Jasmine Clarke ’15 wins Fulbright Scholarship to teach in India
Jasmine Clarke ’15 will take her passion for art, culture and social justice halfway across the globe as a Fulbright English teaching assistant in India.
Clarke, who majored in art history and minored in education at Wheaton, said the Fulbright opportunity “allows me to explore my passion for creative youth and community development as an educator and artist in an experiential and challenging way.”
In June, Clarke will travel to India to teach in schools and engage students in learning using her art background. She will work with students on their English language acquisition, curating inclusive learning opportunities to enable them to identify the strengths of their cultural identity alongside their peers, and expose them to a global perspective and cultural understanding they might not otherwise experience, she said.
“I plan to use art as a tool for storytelling, creating visual narratives as a way to encourage dialogue about identity that will promote cross-cultural exchanges within the school community, as well as extend to the local community,” she said.
Clarke first stepped foot in India as a Wheaton student, spending a semester abroad during her junior year. While there, she produced a historical guidebook that explored the social and political dynamics that led to the construction of a medieval temple in Khajuraho in the 10th to 12th centuries.
“What draws me back to India is the opportunity to explore how the educational system, and more specifically a classroom, can serve as a vehicle for teaching cultural awareness and promoting mutual understanding. A country as culturally complex and diverse as India often is painted into a homogenous culture by the West,” Clarke said.
Assistant Professor of Museum Studies and Art History Leah Niederstadt—who was Clarke’s advisor and also supervised her when she served as a collection assistant for the Wheaton College Permanent Collection—describes Clarke as an “intellectually curious student who epitomizes grace under pressure.”
“She is a remarkably mature young woman. She challenges herself to grow personally and professionally and takes advantage of every opportunity offered to her,” said Niederstadt, adding that Clarke was one of 10 students admitted to her “Exhibition Design” seminar. In that course, Clarke collaborated with faculty, staff and other students to research, design and install an exhibition in Wheaton’s gallery.

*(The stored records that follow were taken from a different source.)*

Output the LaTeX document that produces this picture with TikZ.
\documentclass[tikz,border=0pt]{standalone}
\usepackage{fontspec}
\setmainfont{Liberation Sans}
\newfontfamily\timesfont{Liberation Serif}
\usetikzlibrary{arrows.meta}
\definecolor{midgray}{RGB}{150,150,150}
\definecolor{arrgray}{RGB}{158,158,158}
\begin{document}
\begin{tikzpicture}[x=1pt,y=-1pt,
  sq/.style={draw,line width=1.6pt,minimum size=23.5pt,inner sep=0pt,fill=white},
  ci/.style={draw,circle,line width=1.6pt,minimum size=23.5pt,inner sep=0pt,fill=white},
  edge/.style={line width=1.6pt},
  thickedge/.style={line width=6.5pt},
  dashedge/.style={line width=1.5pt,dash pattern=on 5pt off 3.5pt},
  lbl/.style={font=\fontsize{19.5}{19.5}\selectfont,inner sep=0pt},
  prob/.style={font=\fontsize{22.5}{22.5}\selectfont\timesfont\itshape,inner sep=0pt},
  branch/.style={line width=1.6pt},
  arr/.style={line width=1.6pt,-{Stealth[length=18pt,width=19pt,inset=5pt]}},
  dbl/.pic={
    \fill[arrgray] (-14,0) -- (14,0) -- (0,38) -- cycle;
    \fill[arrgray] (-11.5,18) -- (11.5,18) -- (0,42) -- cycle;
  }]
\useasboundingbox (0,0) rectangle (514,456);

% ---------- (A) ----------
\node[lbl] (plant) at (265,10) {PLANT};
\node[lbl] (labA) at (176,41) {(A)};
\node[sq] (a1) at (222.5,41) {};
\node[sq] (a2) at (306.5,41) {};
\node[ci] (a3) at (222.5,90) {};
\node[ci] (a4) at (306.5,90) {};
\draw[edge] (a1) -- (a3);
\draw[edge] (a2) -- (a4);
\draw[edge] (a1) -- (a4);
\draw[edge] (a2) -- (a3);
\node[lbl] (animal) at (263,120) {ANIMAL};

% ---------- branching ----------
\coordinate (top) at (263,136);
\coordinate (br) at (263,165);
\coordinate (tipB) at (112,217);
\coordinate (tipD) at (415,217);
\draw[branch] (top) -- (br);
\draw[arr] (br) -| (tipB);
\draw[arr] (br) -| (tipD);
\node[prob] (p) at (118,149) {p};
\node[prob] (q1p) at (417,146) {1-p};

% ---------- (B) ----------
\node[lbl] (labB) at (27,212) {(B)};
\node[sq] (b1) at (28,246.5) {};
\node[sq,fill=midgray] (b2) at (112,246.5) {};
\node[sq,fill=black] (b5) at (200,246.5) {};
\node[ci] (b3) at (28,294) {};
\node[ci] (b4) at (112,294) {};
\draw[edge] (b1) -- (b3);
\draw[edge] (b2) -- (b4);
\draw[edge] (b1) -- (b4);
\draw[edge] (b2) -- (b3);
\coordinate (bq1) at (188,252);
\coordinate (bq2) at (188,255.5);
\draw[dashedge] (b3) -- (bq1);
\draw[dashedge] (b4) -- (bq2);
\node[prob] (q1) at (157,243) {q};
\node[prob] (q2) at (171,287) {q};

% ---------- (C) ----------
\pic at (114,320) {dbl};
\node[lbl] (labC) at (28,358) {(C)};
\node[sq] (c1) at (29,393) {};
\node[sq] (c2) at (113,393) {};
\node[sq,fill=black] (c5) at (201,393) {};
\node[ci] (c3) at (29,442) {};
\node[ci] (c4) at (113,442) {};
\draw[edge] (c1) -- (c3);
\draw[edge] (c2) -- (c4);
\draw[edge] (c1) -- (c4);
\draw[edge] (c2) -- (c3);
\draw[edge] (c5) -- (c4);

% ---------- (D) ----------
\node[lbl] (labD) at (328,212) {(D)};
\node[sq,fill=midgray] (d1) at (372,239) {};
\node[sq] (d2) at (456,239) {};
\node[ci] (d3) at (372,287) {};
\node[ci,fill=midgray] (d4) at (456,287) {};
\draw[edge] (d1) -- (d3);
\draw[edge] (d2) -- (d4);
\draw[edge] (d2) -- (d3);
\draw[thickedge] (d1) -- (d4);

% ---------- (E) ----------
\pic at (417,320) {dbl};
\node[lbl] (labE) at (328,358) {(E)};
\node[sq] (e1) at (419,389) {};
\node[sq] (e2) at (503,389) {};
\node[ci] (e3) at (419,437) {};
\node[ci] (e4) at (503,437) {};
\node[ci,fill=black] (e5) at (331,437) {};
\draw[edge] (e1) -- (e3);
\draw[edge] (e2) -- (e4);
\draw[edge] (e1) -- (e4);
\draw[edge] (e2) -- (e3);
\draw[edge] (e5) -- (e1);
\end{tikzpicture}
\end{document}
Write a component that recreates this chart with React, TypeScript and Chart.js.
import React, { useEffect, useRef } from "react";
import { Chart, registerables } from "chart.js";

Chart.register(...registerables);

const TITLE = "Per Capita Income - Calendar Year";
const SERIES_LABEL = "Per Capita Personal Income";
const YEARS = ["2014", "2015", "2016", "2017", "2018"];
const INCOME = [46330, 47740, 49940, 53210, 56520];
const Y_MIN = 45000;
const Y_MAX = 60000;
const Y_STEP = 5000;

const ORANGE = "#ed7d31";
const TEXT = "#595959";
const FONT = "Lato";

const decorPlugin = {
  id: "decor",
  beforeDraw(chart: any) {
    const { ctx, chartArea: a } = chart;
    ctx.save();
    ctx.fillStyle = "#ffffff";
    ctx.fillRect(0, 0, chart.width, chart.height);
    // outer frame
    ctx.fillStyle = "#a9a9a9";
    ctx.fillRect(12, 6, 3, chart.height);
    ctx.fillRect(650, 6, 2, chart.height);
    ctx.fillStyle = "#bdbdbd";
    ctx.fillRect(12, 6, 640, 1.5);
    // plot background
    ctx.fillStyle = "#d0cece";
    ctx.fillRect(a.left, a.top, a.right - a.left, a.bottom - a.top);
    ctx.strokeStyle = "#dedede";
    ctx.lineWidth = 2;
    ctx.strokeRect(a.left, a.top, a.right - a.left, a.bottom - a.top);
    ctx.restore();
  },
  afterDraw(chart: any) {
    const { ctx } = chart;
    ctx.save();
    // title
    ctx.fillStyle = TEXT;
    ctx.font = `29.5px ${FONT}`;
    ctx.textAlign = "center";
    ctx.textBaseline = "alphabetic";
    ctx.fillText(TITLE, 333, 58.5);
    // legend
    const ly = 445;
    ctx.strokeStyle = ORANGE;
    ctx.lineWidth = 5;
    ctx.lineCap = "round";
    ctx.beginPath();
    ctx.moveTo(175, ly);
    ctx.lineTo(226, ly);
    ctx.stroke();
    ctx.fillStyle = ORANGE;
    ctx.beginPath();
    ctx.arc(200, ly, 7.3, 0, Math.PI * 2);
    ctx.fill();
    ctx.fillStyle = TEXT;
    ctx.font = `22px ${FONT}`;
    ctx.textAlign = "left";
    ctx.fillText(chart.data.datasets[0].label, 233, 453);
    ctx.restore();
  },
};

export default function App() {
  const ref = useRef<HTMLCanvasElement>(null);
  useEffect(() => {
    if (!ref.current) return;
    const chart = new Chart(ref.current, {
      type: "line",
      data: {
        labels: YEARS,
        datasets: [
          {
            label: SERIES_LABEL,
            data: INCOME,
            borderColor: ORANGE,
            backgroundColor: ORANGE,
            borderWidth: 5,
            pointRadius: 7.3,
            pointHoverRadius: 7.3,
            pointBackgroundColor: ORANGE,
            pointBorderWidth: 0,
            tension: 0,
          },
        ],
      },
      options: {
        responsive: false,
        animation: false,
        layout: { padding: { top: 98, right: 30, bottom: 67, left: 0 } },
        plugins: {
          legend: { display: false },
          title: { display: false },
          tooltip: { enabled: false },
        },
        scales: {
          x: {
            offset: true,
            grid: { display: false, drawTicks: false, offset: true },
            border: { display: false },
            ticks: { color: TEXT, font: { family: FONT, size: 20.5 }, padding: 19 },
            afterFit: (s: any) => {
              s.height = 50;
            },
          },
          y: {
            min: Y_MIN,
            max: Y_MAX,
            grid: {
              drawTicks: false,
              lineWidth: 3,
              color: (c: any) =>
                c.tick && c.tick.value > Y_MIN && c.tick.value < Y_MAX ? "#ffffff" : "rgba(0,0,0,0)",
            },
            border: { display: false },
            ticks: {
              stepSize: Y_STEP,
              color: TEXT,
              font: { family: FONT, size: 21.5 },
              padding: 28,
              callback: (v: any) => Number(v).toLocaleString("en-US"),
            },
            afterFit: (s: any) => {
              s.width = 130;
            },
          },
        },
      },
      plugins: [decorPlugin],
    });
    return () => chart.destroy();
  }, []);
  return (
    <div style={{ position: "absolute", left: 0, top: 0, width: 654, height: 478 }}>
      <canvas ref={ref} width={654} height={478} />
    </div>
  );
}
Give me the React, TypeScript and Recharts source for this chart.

Since her graduation in May 2015, Clarke has immersed herself in the fields of arts and education. She received a scholarship to work at New Urban Arts, a Providence, R.I.-based community arts studio for high school students. She then served as a youth programs assistant with The Theater Offensive in Boston, managing their community workshop series. In addition, she worked as a community arts liaison with the Museum of Fine Arts, Boston, helping to build interest and engagement in the museum’s programs among youth and families.
After teaching in India, Clarke plans to pursue a career in visual communications, helping community and youth-based organizations communicate their mission through design, she said.